2019 mass invasion of Russian polar bears
- The polar bear is a hypercarnivorous bear whose native range lies largely within the Arctic Circle
- Date: 1 February 2019
- Location: Arctic Circle;

= 2019 mass invasion of Russian polar bears =

Event in which a large number of polar bears entered Arkhangelsk

In February 2019, the Russian archipelago of Novaya Zemlya in the Arctic Ocean experienced a mass invasion of polar bears.
Dozens of polar bears were seen trying to enter homes, civic buildings, and inhabited areas. The Arkhangelsk Oblast authorities declared a state of emergency on 16 February 2019.

According to the local report agency, at least 52 bears entered the area near Belushya Guba, the main settlement on the island. Footage shows the polar bears looking for food in the rubbish at a local dump. Polar bears cannot subsist on a garbage-based diet because of a lack of enough protein and fat.

Local administrator Alexander Minayev said at least between 6 and 10 bears came into the settlement's territory. People were frightened and did not want to leave their homes, so their planned daily routines were stopped. "Parents are afraid to let the children go to school or kindergarten," Minayev said. He also said that the bears "literally chased people in the region".
Zhigansha Musin, the head of the local administration, said, "There have never been so many polar bears in this area since 1983".

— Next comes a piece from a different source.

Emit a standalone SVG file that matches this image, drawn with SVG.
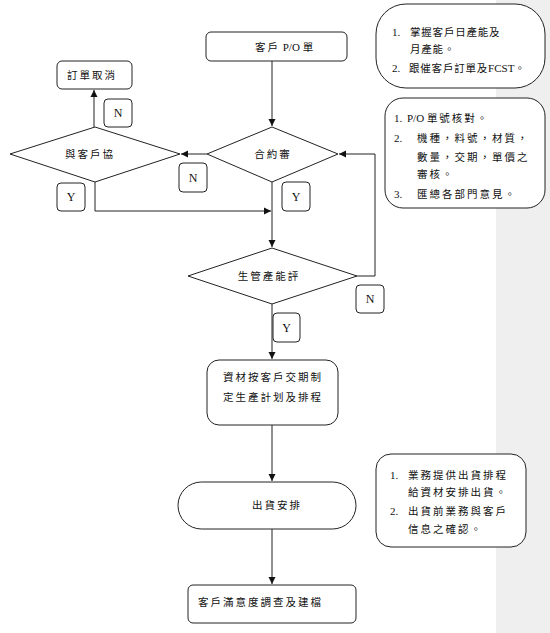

Hunting polar bears and shooting them has been prohibited by law in Russia, and vehicle patrols and dogs were not successful in deterring them.
A team of experts was dispatched to the Arctic region to remove polar bears coming into the inhabited area and its vicinity.

==Climate change effects==
Russia's World Wildlife Fund said "Today, polar bears are entering human areas more frequently than in the past and climate change is the reason. Global warming is reducing sea-ice and this phenomenon forces polar bears to come to land in order to find new sources of food". Liz Greengrass, a director at the UK animal conservation charity Born Free Foundation told CNN that seals are the most popular food for polar bears, but global warming is shrinking their environment, so polar bears must change their food regime.

According to a 2013 study in the journal Nature, global warming is increasingly affecting the planet more than in the past. Model suggestions say that Arctic sea ice is declining at a rate of 13 percent per decade. Scientists believed this climate change is the main reason for the aggressive behavior of the polar bears.

==Aftermath==
The local authorities have taken a number of safety measures, such as hunting down designated problem bears, securing a local school with fencing and sending military personnel to their posts by "special vehicles."